» Work to be completed
All of the data should be output character for character, except the pictures.

════════════════

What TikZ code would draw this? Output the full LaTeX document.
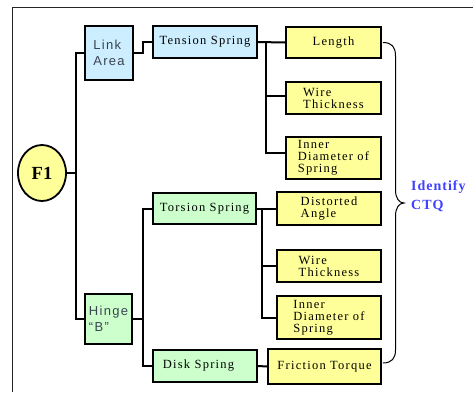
\documentclass[tikz,border=0pt]{standalone}
\usepackage{fontspec}
\setmainfont{Liberation Serif}
\newfontfamily\boxfont{Liberation Serif}[LetterSpace=10]
\newfontfamily\sansbox{Liberation Sans}[LetterSpace=10]
\newfontfamily\ctqfont{Liberation Serif}[LetterSpace=7]
\usetikzlibrary{shapes.geometric}
\definecolor{boxblue}{HTML}{CCEEFF}
\definecolor{boxgreen}{HTML}{CCFFCC}
\definecolor{boxyellow}{HTML}{FFFF99}
\definecolor{ctqblue}{HTML}{4040FF}
\definecolor{sanstext}{HTML}{3A4550}
\tikzset{
  box/.style={draw=black, line width=1.8pt, inner sep=0pt, align=left,
    font=\boxfont\fontsize{12.5}{12}\selectfont},
  bluebox/.style={box, fill=boxblue},
  greenbox/.style={box, fill=boxgreen},
  yellowbox/.style={box, fill=boxyellow},
  sansnode/.style={font=\sansbox\fontsize{13}{16}\selectfont, text=sanstext},
  conn/.style={draw=black, line width=2pt},
  bracestyle/.style={draw=black, line width=1pt},
}
\begin{document}
\begin{tikzpicture}[x=1pt,y=-1pt]
\useasboundingbox (0,0) rectangle (473,392);
% frame
\draw[line width=1pt, black!85] (12,392) -- (12,7) -- (473,7);

% root
\node[ellipse, draw=black, line width=1.8pt, fill=boxyellow, minimum width=48, minimum height=56, inner sep=0pt,
  font=\bfseries\fontsize{18.5}{19}\selectfont] (f1) at (42,173) {F1};

% level 1
\node[bluebox, sansnode, minimum width=48, minimum height=54] (link) at (109,53) {Link\\Area};
\node[greenbox, sansnode, minimum width=47, minimum height=50] (hinge) at (108.5,319) {Hinge\\“B”};

% level 2
\node[bluebox, minimum width=104, minimum height=32] (tension) at (205,42) {Tension Spring};
\node[greenbox, minimum width=103, minimum height=31] (torsion) at (204.5,208.5) {Torsion Spring};
\node[greenbox, minimum width=104, minimum height=32] (disk) at (205,366) {\hspace*{-13pt}Disk Spring};

% level 3
\node[yellowbox, minimum width=95, minimum height=31] (length) at (333.5,42.5) {Length};
\node[yellowbox, minimum width=95, minimum height=32] (wire1) at (333.5,98) {Wire\\Thickness};
\node[yellowbox, minimum width=95, minimum height=42] (inner1) at (333.5,158) {Inner\\Diameter of\\Spring};
\node[yellowbox, minimum width=104, minimum height=33] (distorted) at (329,208.5) {Distorted\\Angle};
\node[yellowbox, minimum width=104, minimum height=32] (wire2) at (329,266) {Wire\\Thickness};
\node[yellowbox, minimum width=104, minimum height=43] (inner2) at (329,317.5) {Inner\\Diameter of\\Spring};
\node[yellowbox, minimum width=113, minimum height=35] (friction) at (324.5,366.5) {Friction Torque};

% CTQ label
\node[anchor=west, inner sep=0pt, align=left, text=ctqblue,
  font=\ctqfont\bfseries\fontsize{14}{19}\selectfont] (ctq) at (411,196.5) {Identify\\CTQ};

% junctions
\coordinate (j1) at (76,173);
\coordinate (j2) at (143,53);
\coordinate (j3) at (266,42);
\coordinate (j4) at (143,319);
\coordinate (j5) at (262,208.5);
\coordinate (tip) at (404,203);

% connectors
\draw[conn] (f1.east) -- (j1);
\draw[conn] (j1) |- (link.west);
\draw[conn] (j1) |- (hinge.west);
\draw[conn] (link.east) -- (j2) |- (tension.west);
\draw[conn] (tension.east) -- (length.west);
\draw[conn] (j3) |- ([yshift=2pt]wire1.west);
\draw[conn] (j3) |- ([yshift=5pt]inner1.west);
\draw[conn] (hinge.east) -- (j4);
\draw[conn] (j4) |- (torsion.west);
\draw[conn] (j4) |- (disk.west);
\draw[conn] (torsion.east) -- (distorted.west);
\draw[conn] (j5) |- (wire2.west);
\draw[conn] (j5) |- (inner2.west);
\draw[conn] (disk.east) -- (friction.west);

% brace
\draw[bracestyle] ([xshift=0.9pt]length.east) .. controls (392,42.5) and (395.5,47) .. (395.5,56)
  -- (395.5,190) .. controls (395.5,198) and (399,203) .. (tip)
  .. controls (399,203) and (395.5,208) .. (395.5,216)
  -- (395.5,350) .. controls (395.5,358) and (392,363) .. ([xshift=0.9pt,yshift=3.5pt]friction.east);
\end{tikzpicture}
\end{document}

════════════════

» Answer for the task
What TikZ code would draw this? Output the full LaTeX document.
\documentclass[tikz,border=0pt]{standalone}
\usepackage{fontspec}
\setmainfont{Liberation Serif}
\newfontfamily\boxfont{Liberation Serif}[LetterSpace=10]
\newfontfamily\sansbox{Liberation Sans}[LetterSpace=10]
\newfontfamily\ctqfont{Liberation Serif}[LetterSpace=7]
\usetikzlibrary{shapes.geometric}
\definecolor{boxblue}{HTML}{CCEEFF}
\definecolor{boxgreen}{HTML}{CCFFCC}
\definecolor{boxyellow}{HTML}{FFFF99}
\definecolor{ctqblue}{HTML}{4040FF}
\definecolor{sanstext}{HTML}{3A4550}
\tikzset{
  box/.style={draw=black, line width=1.8pt, inner sep=0pt, align=left,
    font=\boxfont\fontsize{12.5}{12}\selectfont},
  bluebox/.style={box, fill=boxblue},
  greenbox/.style={box, fill=boxgreen},
  yellowbox/.style={box, fill=boxyellow},
  sansnode/.style={font=\sansbox\fontsize{13}{16}\selectfont, text=sanstext},
  conn/.style={draw=black, line width=2pt},
  bracestyle/.style={draw=black, line width=1pt},
}
\begin{document}
\begin{tikzpicture}[x=1pt,y=-1pt]
\useasboundingbox (0,0) rectangle (473,392);
% frame
\draw[line width=1pt, black!85] (12,392) -- (12,7) -- (473,7);

% root
\node[ellipse, draw=black, line width=1.8pt, fill=boxyellow, minimum width=48, minimum height=56, inner sep=0pt,
  font=\bfseries\fontsize{18.5}{19}\selectfont] (f1) at (42,173) {F1};

% level 1
\node[bluebox, sansnode, minimum width=48, minimum height=54] (link) at (109,53) {Link\\Area};
\node[greenbox, sansnode, minimum width=47, minimum height=50] (hinge) at (108.5,319) {Hinge\\“B”};

% level 2
\node[bluebox, minimum width=104, minimum height=32] (tension) at (205,42) {Tension Spring};
\node[greenbox, minimum width=103, minimum height=31] (torsion) at (204.5,208.5) {Torsion Spring};
\node[greenbox, minimum width=104, minimum height=32] (disk) at (205,366) {\hspace*{-13pt}Disk Spring};

% level 3
\node[yellowbox, minimum width=95, minimum height=31] (length) at (333.5,42.5) {Length};
\node[yellowbox, minimum width=95, minimum height=32] (wire1) at (333.5,98) {Wire\\Thickness};
\node[yellowbox, minimum width=95, minimum height=42] (inner1) at (333.5,158) {Inner\\Diameter of\\Spring};
\node[yellowbox, minimum width=104, minimum height=33] (distorted) at (329,208.5) {Distorted\\Angle};
\node[yellowbox, minimum width=104, minimum height=32] (wire2) at (329,266) {Wire\\Thickness};
\node[yellowbox, minimum width=104, minimum height=43] (inner2) at (329,317.5) {Inner\\Diameter of\\Spring};
\node[yellowbox, minimum width=113, minimum height=35] (friction) at (324.5,366.5) {Friction Torque};

% CTQ label
\node[anchor=west, inner sep=0pt, align=left, text=ctqblue,
  font=\ctqfont\bfseries\fontsize{14}{19}\selectfont] (ctq) at (411,196.5) {Identify\\CTQ};

% junctions
\coordinate (j1) at (76,173);
\coordinate (j2) at (143,53);
\coordinate (j3) at (266,42);
\coordinate (j4) at (143,319);
\coordinate (j5) at (262,208.5);
\coordinate (tip) at (404,203);

% connectors
\draw[conn] (f1.east) -- (j1);
\draw[conn] (j1) |- (link.west);
\draw[conn] (j1) |- (hinge.west);
\draw[conn] (link.east) -- (j2) |- (tension.west);
\draw[conn] (tension.east) -- (length.west);
\draw[conn] (j3) |- ([yshift=2pt]wire1.west);
\draw[conn] (j3) |- ([yshift=5pt]inner1.west);
\draw[conn] (hinge.east) -- (j4);
\draw[conn] (j4) |- (torsion.west);
\draw[conn] (j4) |- (disk.west);
\draw[conn] (torsion.east) -- (distorted.west);
\draw[conn] (j5) |- (wire2.west);
\draw[conn] (j5) |- (inner2.west);
\draw[conn] (disk.east) -- (friction.west);

% brace
\draw[bracestyle] ([xshift=0.9pt]length.east) .. controls (392,42.5) and (395.5,47) .. (395.5,56)
  -- (395.5,190) .. controls (395.5,198) and (399,203) .. (tip)
  .. controls (399,203) and (395.5,208) .. (395.5,216)
  -- (395.5,350) .. controls (395.5,358) and (392,363) .. ([xshift=0.9pt,yshift=3.5pt]friction.east);
\end{tikzpicture}
\end{document}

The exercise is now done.